Koh's work was included in the Whitney Biennial (2004), and the Yokohama Triennial (2008). In 2008, he was a finalist for the Sobey Award. His work was the subject of solo exhibitions at MUSAC, León, Spain (2008); Schirn Kunsthalle, Frankfurt, Germany (2008); the Whitney Museum of American Art, New York (2007); Kunsthalle Zürich, Switzerland (2006); and the Vienna Secession, Austria (2005). His work is in the permanent collections of institutions such as the Museum of Modern Art, New York; the Whitney Museum of American Art, New York; and the Tate Modern, London, UK.

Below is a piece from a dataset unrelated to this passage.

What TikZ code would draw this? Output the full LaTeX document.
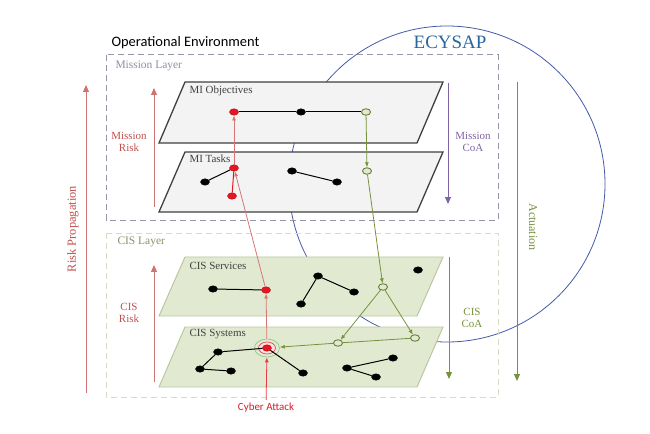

Koh's work has been associated with New Gothic Art. In nothingtoodoo, his first solo show at the Mary Boone Gallery, Koh, "dressed in white pajamalike clothes, slowly circl[es] a beautiful cone-shaped pile of rocky solar salt — 8 feet high and 24 feet across — on his knees." So Roberta Smith described the work in an appreciative March 2011, review. "This is performance art reduced to a bare and relentless rite in a space that has been stripped down to a kind of temple. (Its regal proportions help.) ... Maybe the work is an extended apology for past bad-boy behavior."

In 2008 he created the Terence Koh Show on YouTube, engaging in interviews in his home - including abstract episodes such as when he plays the video forward but audio backwards. Notable guests have included Marina Abramović, Hans Ulrich Obrist, and most recently, Lady Gaga. In the clip with Lady Gaga titled "88 pearls", Koh counts a bowl of pearls with Lady Gaga, who is wearing a costume inspired by Koh's sculpture from his project Boy By The Sea. Koh's affiliation with the pop star began at the 2010 Grammys, where Lady Gaga performed on a piano designed by Koh specifically for the occasion. In the tradition of Piero Manzoni, Koh has gold-plated and sold his own feces for a total of $500,000.00 to collectors.